Maurizio Battistini

Personal information
- Date of birth: 18 February 1945 (age 80)
- Place of birth: Italy

Managerial career
- Years: Team
- 1986–1987: Fidenza
- 1998–1999: Crociati Noceto
- 2001–2002: UTA
- 2003–2004: Parmalat
- 2004: Nicaragua
- 2004–2005: Bellinzona

= Maurizio Battistini (football manager) =

Italian football manager (born 1945)

Maurizio Battistini (born 18 February 1945) is an Italian former football manager.

==Early life==

Battistini was born in 1945 in Italy. He is a native of Parma, Italy.

==Career==

In 1986, Battistini was appointed manager of Italian side Fidenza. In 1998, he was appointed manager of Italian side Crociati Noceto. In 2001, he was appointed manager of Romanian side UTA. In 2003, he was appointed manager of Nicraguan side Parmalat. In 2004, he was appointed manager of the Nicaragua national football team.

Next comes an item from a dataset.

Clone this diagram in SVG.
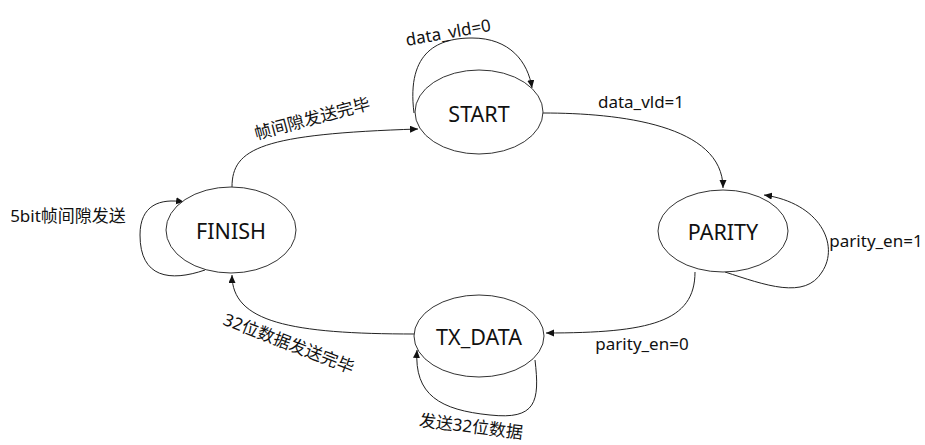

He was described as "achieved Nicaragua's first victory in a Nations Cup". After that, he was appointed manager of Swiss side Bellinzona.

==Management style==

Battistini was described as manager "who commanded respect... made himself heard... devised different strategies above the limitations of the team... who knew how to get the most out of the human material available".

==Personal life==

Battistini has a daughter. She has worked as a teacher.